Spiritual or metaphysical beliefs represent how we see ourselves in relation to all that is.
Our metaphysical beliefs matter, even if they don’t seem to figure in everyday life.
But even our metaphysics are influenced by our individual personalities. It’s not easy to reconcile a “self-made man” ethos with a belief in divine providence. Personal responsibility doesn’t sit well with a belief in an all-powerful God.
On a different tack, the impersonal nature of Daoist or some Buddhist beliefs might appeal to, or repel, people depending on how they relate to the idea of a personal deity.
It’s not just that faith means different things to different people, but that different people are drawn to different ways of relating to existence itself, or conceiving of that relationship.
My metaphysics were unwittingly shaped by traumatic experiences as well as my underlying temperament; hence I was drawn to spiritual perspectives and practices where the individual mind finds peace and wholeness by realising its unity with a divine and transcendent truth.
Everyone knows that words themselves aren’t the way, they can only point the way; hence it doesn’t matter if you call that transcendent being God or Sunyata, or the Dao.

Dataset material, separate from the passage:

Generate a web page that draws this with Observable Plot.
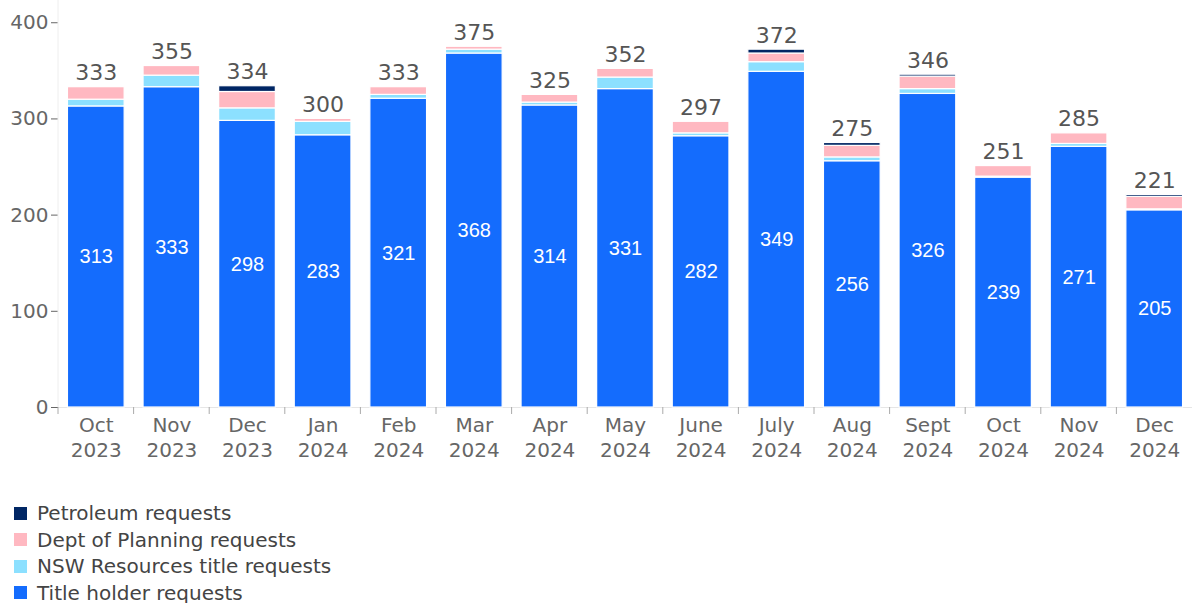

But it does matter what we are trying to accomplish in relation to that transcendent being.
I always emphasised the loss of self in the divine, the search for security and sureness and freedom by surrendering individual boundaries and letting go of personal preferences and will.
But now I can see that this was also a way of retreating from conflict and trauma, surrendering boundaries and a sense of self that were already extremely fragile. I neglected the fact that the union of the human and the transcendent is an intermingling. We connect to the divine not to surrender a flawed human experience, but to complete it and make it whole.
Some mystics wrote of losing themselves completely in the divine…but they found enough of themselves afterward to speak or write about it.
Jesus said “Whoever loves his life will lose it, but whoever hates his life in this world will keep it for eternal life”…and I don’t know what he was talking about. Why would you want to keep a hateful life for eternity?
I don’t worry anymore about things that don’t make sense to me. If it doesn’t make sense to me, it probably isn’t meant for me. But at the same time, I’ve outgrown some things that used to make sense.
It used to make sense spiritually to deny myself, hate my life, and look for the freedom of retreating into something I knew to be perfect, pure and free. But now I’ve decided that life is supposed to feel good, and be good. My life is supposed to be happy.
And all of a sudden I saw the shift in my spiritual beliefs: I am not meant to be losing myself in a greater, transcendent whole. I am a part of the whole, to which the greater, transcendent, divine being extends and communicates itself.